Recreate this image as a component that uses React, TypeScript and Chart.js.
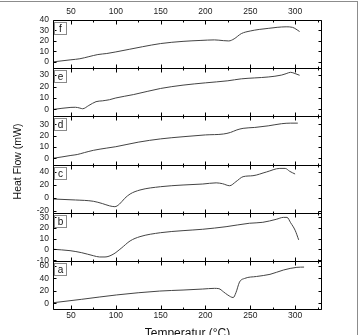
import React, { useEffect, useRef } from "react";
import { Chart, registerables } from "chart.js";

Chart.register(...registerables);

const FONT = '"Liberation Sans", Arial, Helvetica, sans-serif';

const xRange = [30, 330];
const xLabelTicks = [50, 100, 150, 200, 250, 300];
const xMinorTicks = [75, 125, 175, 225, 275, 325];
const xTitle = "Temperatur (°C)";
const yTitle = "Heat Flow (mW)";

const panelLabels = ["a", "b", "c", "d", "e", "f"];

const tempA = [30, 62, 101, 149, 175, 197, 210, 215, 220, 225, 231, 234, 238, 244, 257, 272, 287, 302, 310];
const flowA = [1, 6.5, 13.5, 19.7, 21.3, 22.9, 24, 23.5, 18.6, 13.3, 9.3, 17, 34, 40, 43, 46.4, 53.3, 57.6, 58];
const ticksA = [0, 20, 40, 60];
const rangeA = [-9, 68];

const tempB = [30, 49, 62, 75, 82, 88, 97, 106, 116, 127, 150, 175, 197, 223, 249, 264, 279, 287, 291, 295, 300, 304];
const flowB = [0.2, -1.1, -3, -5.8, -7, -7, -4.5, 1.1, 8, 12, 15.7, 17.6, 18.9, 21.3, 24.5, 25.4, 28.2, 30, 30, 25, 18, 9];
const ticksB = [-10, 0, 10, 20, 30];
const rangeB = [-10.6, 34.4];

const tempC = [30, 55, 75, 85, 93, 99, 104, 110, 116, 127, 150, 175, 197, 212, 219, 227, 234, 242, 253, 268, 283, 289, 294, 300];
const flowC = [-2, -3.5, -5.5, -9, -12.5, -13.8, -10, -1, 5.7, 11.8, 16.9, 19.5, 21, 22.8, 21.5, 18.4, 24.6, 32.3, 33.8, 39.5, 45, 45, 40.5, 36.4];
const ticksC = [-20, 0, 20, 40];
const rangeC = [-23, 51];

const tempD = [30, 40, 50, 57, 65, 75, 90, 100, 125, 150, 175, 200, 220, 228, 235, 242, 255, 270, 285, 295, 303];
const flowD = [0, 1.2, 2.5, 3.3, 5, 7, 9, 10.2, 14.2, 17.1, 19, 20.6, 21.4, 22.8, 25, 26.4, 27.2, 28.6, 30.5, 31, 31];
const ticksD = [0, 10, 20, 30];
const rangeD = [-5.5, 37];

const tempE = [30, 40, 50, 55, 60, 63, 70, 78, 85, 93, 100, 120, 150, 175, 200, 225, 240, 255, 270, 285, 290, 295, 300, 305];
const flowE = [0, 1, 1.8, 1.9, 1.2, 0.6, 3.5, 6.8, 7.5, 8.5, 10, 13, 18.3, 21.2, 23.2, 25, 26.7, 27.5, 28.3, 30, 31.2, 32.4, 31.3, 29.8];
const ticksE = [0, 10, 20, 30];
const rangeE = [-6, 36];

const tempF = [30, 40, 50, 60, 70, 80, 90, 100, 115, 130, 150, 175, 195, 210, 220, 226, 232, 240, 250, 260, 270, 280, 290, 297, 305];
const flowF = [0, 1, 2, 3, 5, 7, 8, 9.5, 12, 14.5, 17.5, 19.6, 20.5, 21, 20.3, 20, 22, 27, 29.5, 31, 32, 33, 33.5, 33, 29];
const ticksF = [0, 10, 20, 30, 40];
const rangeF = [-6, 40];

const series = [
  { label: panelLabels[0], temps: tempA, flows: flowA, ticks: ticksA, range: rangeA },
  { label: panelLabels[1], temps: tempB, flows: flowB, ticks: ticksB, range: rangeB },
  { label: panelLabels[2], temps: tempC, flows: flowC, ticks: ticksC, range: rangeC },
  { label: panelLabels[3], temps: tempD, flows: flowD, ticks: ticksD, range: rangeD },
  { label: panelLabels[4], temps: tempE, flows: flowE, ticks: ticksE, range: rangeE },
  { label: panelLabels[5], temps: tempF, flows: flowF, ticks: ticksF, range: rangeF },
];

const decorPlugin = {
  id: "decor",
  afterDraw(chart: any) {
    const { ctx, chartArea: ca, scales } = chart;
    const xs = scales.x;
    const px = (v: number) => Math.round(v) + 0.5;
    const L = px(ca.left);
    const R = px(ca.right) - 1;
    ctx.save();
    ctx.strokeStyle = "#000";
    ctx.lineWidth = 1;
    ctx.beginPath();
    ctx.moveTo(L, px(ca.top));
    ctx.lineTo(R, px(ca.top));
    ctx.lineTo(R, px(ca.bottom));
    ctx.lineTo(L, px(ca.bottom));
    ctx.closePath();
    ctx.stroke();
    series.forEach((s) => {
      const ys = scales["y" + s.label];
      const top = px(ys.top);
      const bot = px(ys.bottom);
      ctx.beginPath();
      ctx.moveTo(L, bot);
      ctx.lineTo(R, bot);
      s.ticks.forEach((v) => {
        const y = px(ys.getPixelForValue(v));
        ctx.moveTo(L, y);
        ctx.lineTo(L + 3, y);
        ctx.moveTo(R, y);
        ctx.lineTo(R - 3, y);
      });
      xLabelTicks.forEach((v) => {
        const x = px(xs.getPixelForValue(v));
        ctx.moveTo(x, top);
        ctx.lineTo(x, top + 4);
        ctx.moveTo(x, bot);
        ctx.lineTo(x, bot - 4);
      });
      xMinorTicks.forEach((v) => {
        const x = px(xs.getPixelForValue(v));
        ctx.moveTo(x, top);
        ctx.lineTo(x, top + 2);
        ctx.moveTo(x, bot);
        ctx.lineTo(x, bot - 2);
      });
      ctx.stroke();
      // panel letter box
      ctx.strokeStyle = "#8a8a8a";
      ctx.strokeRect(L + 1, top + 2, 12, 12);
      ctx.strokeStyle = "#000";
      ctx.fillStyle = "#111";
      ctx.font = `10px ${FONT}`;
      ctx.textAlign = "center";
      ctx.textBaseline = "middle";
      ctx.fillText(s.label, L + 7, top + 8.5);
    });
    // y title
    ctx.translate(18, (ca.top + ca.bottom) / 2 - 3);
    ctx.rotate(-Math.PI / 2);
    ctx.font = `10.5px ${FONT}`;
    ctx.fillStyle = "#111";
    ctx.textAlign = "center";
    ctx.textBaseline = "middle";
    ctx.fillText(yTitle, 0, 0);
    ctx.restore();
  },
};

export default function App() {
  const ref = useRef<HTMLCanvasElement | null>(null);

  useEffect(() => {
    if (!ref.current) return;
    const yScales: any = {};
    series.forEach((s) => {
      yScales["y" + s.label] = {
        type: "linear",
        position: "left",
        stack: "panels",
        stackWeight: 1,
        offset: false,
        min: s.range[0],
        max: s.range[1],
        grid: { display: false, drawTicks: false },
        border: { display: false },
        ticks: {
          autoSkip: false,
          padding: 4,
          color: "#222",
          font: { family: FONT, size: 8.5 },
        },
        afterBuildTicks: (sc: any) => {
          sc.ticks = s.ticks.map((v) => ({ value: v }));
        },
        afterFit: (sc: any) => {
          sc.width = 53;
        },
      };
    });
    const xCommon = {
      type: "linear",
      min: xRange[0],
      max: xRange[1],
      grid: { display: false, drawTicks: false },
      border: { display: false },
      afterBuildTicks: (sc: any) => {
        sc.ticks = xLabelTicks.map((v) => ({ value: v }));
      },
    };
    const chart = new Chart(ref.current, {
      type: "line",
      data: {
        datasets: series.map((s) => ({
          label: s.label,
          data: s.temps.map((t, i) => ({ x: t, y: s.flows[i] })),
          xAxisID: "x",
          yAxisID: "y" + s.label,
          borderColor: "#444",
          borderWidth: 1,
          pointRadius: 0,
          fill: false,
          cubicInterpolationMode: "monotone",
        })),
      },
      options: {
        animation: false,
        responsive: false,
        maintainAspectRatio: false,
        layout: { padding: { left: 0, right: 38, top: 0, bottom: 0 } },
        plugins: { legend: { display: false }, tooltip: { enabled: false } },
        scales: {
          x: {
            ...xCommon,
            position: "bottom",
            ticks: { autoSkip: false, maxRotation: 0, padding: 2, color: "#222", font: { family: FONT, size: 8.5 } },
            title: {
              display: true,
              text: xTitle,
              color: "#111",
              font: { family: FONT, size: 12 },
              padding: { top: 0, bottom: 4 },
            },
            afterFit: (sc: any) => {
              sc.height = 36;
            },
          },
          x2: {
            ...xCommon,
            position: "top",
            ticks: { autoSkip: false, maxRotation: 0, padding: 3.5, color: "#222", font: { family: FONT, size: 8.5 } },
            afterFit: (sc: any) => {
              sc.height = 20;
            },
          },
          ...yScales,
        },
      } as any,
      plugins: [decorPlugin],
    });
    return () => chart.destroy();
  }, []);

  return (
    <div style={{ position: "relative", width: 360, height: 335, overflow: "hidden", background: "#fff" }}>
      <style>{`html,body{margin:0;padding:0;overflow:hidden;background:#fff}`}</style>
      <canvas ref={ref} width={360} height={345} style={{ display: "block", width: 360, height: 345 }} />
      <div
        style={{
          position: "absolute",
          left: -2,
          top: 1,
          width: 360,
          height: 400,
          boxSizing: "border-box",
          border: "1px solid #8c8c8c",
          pointerEvents: "none",
        }}
      />
    </div>
  );
}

========

Each line that contains the string "React" counts once; say how many there are and nothing else.

RESPONSE:
2